In Deutschland gibt es das umstrittene Konzept der Ersatzfreiheitsstrafe. Erhält jemanden eine Geldstrafe, wird diese in Tagessätzen berechnet. Ein Tagessatz ist geschätzt, das, was die verurteilte Person am Tag verdient. Wenn sie nun diese Strafe aber nicht bezahlt, kommt es zu einer Ersatzfreiheitsstrafe: Für jeden Tagessatz wird stattdessen ein Tag im Gefängnis abgesessen (zumindest bis vor Kurzem). Üblicherweise sind Menschen, die die Geldstrafen nicht zahlen, nicht einfach zahlungsunwillig, sondern in schwierigen Lebenssituationen. Sie sind obdachlos, süchtig, unbehandelt psychisch krank. Geldstrafen und die damit verbundenen Ersatzfreiheitsstrafen, gibt es etwa häufig für wiederholtes Schwarzfahren, weshalb viele Menschen, denen es sowieso miserabel geht, wegen eines fehlenden Fahrscheins ins Gefängnis müssen.

Arbeit-statt-Strafe als Alternative zur Ersatzfreiheitsstrafe

Anstatt der Ersatzfreiheitsstrafe gibt es die Möglichkeit, sich an einem Arbeit-statt-Strafe-Projekt zu beteiligen. Wie der Name schon sagt, müssen die Betroffenen dafür nichts ins Gefängnis, sondern können stattdessen ihre Strafe abarbeiten. Dabei steht die Resozialisierung im Mittelpunkt. Menschen, die nicht einmal in der Lage waren, eine kleine Geldstrafe zu bezahlen, sollen wieder an eine geregelte Arbeit herangeführt werden. Bis 2021 galt in Berlin, wie in den meisten anderen Bundesländern: 6 Stunden Arbeit entsprechen einem Tag Ersatzfreiheitsstrafe (und dieser wiederum einen Tagessatz). Dies ist in der eingangs erwähnten Tilgungsverordnung geregelt.

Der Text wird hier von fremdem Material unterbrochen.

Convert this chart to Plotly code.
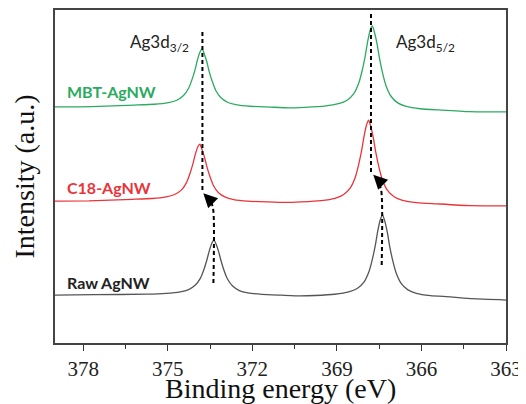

Dies änderte der Berliner Senat, noch unter Rot-Rot-Grün. Ein Tag Ersatzfreiheitsstrafe sollte fortan bereits mit 4 Stunden Arbeit abgegolten sein. Der Berliner Senat verfolgte drei Ziele mit dieser Änderung. Erstens sollte die Belastung der Arbeit abgeschwächt und so mehr Menschen ermöglicht werden, sich daran zu beteiligen. Die Betroffenen waren schlichtweg nicht in der Lage, so viel zu arbeiten und brachen ihre Beteiligung oft ab.

Zweitens sollten die überlasteten Gefängnisse in Berlin nicht den knappen und teuren Haftraum für Schwarzfahrer:innen und Ähnliches belegen. Und drittens wurde die Ersatzfreiheitsstrafe (die auf Bundesebene geregelt ist) als unverhältnismäßig hart eingeschätzt. Ein Tag in Unfreiheit ist eine härtere Strafe als ein Tag in Freiheit zu arbeiten. Da Berlin daran nichts ändern konnte, wurde stattdessen der Umweg über die Arbeit-statt-Strafe-Möglichkeit gegangen, um die Strafe abzumildern.

Ersatzfreiheitsstrafen wurden halbiert

Jetzt hat aber die Bundesregierung gehandelt und geändert, wie lange man für einen Tagessatz ins Gefängnis muss. Seit dem 1. Februar 2024 muss für jeden Tagessatz nur noch ein halber Tag Ersatzfreiheitsstrafe verbüßt werden – also bloß noch halb so viel wie vorher.

Da dadurch ebenfalls die Gefängnisse entlastet und die Schwere der Ersatzfreiheitsstrafe abgemildert wird, hat die Justizsenatorin entschieden, die Berliner Regelung mit den gleichen Zielen wieder zurückzunehmen. Fortan soll wieder sechs Stunden pro Hafttag gearbeitet werden.

Allerding bleibt die tägliche Entlastung der Betroffenen dabei auf der Strecke, weshalb wir als SPD auf eine Änderung der Verordnung bestanden haben. Denn gerade für die Menschen, die nicht in der Lage sind, sechs Stunden zu arbeiten, gibt es bereits jetzt eine Härtefall-Regelung, die eine Reduzierung auf drei Stunden ermöglicht. Damit diese auch entsprechen genutzt wird, muss nun explizit darauf hingewiesen werden.

In der Gesamtschau handelt es sich im Vergleich zu Beginn des Jahres, um eine Entlastung. Wer vorher zum Beispiel zu einer Geldstrafe von 20 Tagessätzen verurteilt wurde, musste bisher, wenn diese nicht bezahlt wurde, für 20 Tage in Haft. Statt dieser konnte gearbeitet werden, was insgesamt, bei vier Stunden pro Tag, 80 Stunden Arbeit bedeutete. Mit der Änderung des Bundesgesetzes und der Tilgungsverordnung sind nur noch 10 Tage Ersatzfreiheitsstrafe zu verbüßen, und bei sechs Stunden Arbeit am Tag, nur noch 60 Stunden zu arbeiten.

Wir werden jetzt die weitere Umsetzung genau beobachten müssen und schauen, wie erfolgreich Arbeit-statt-Strafe mit den neuen Regelungen ist.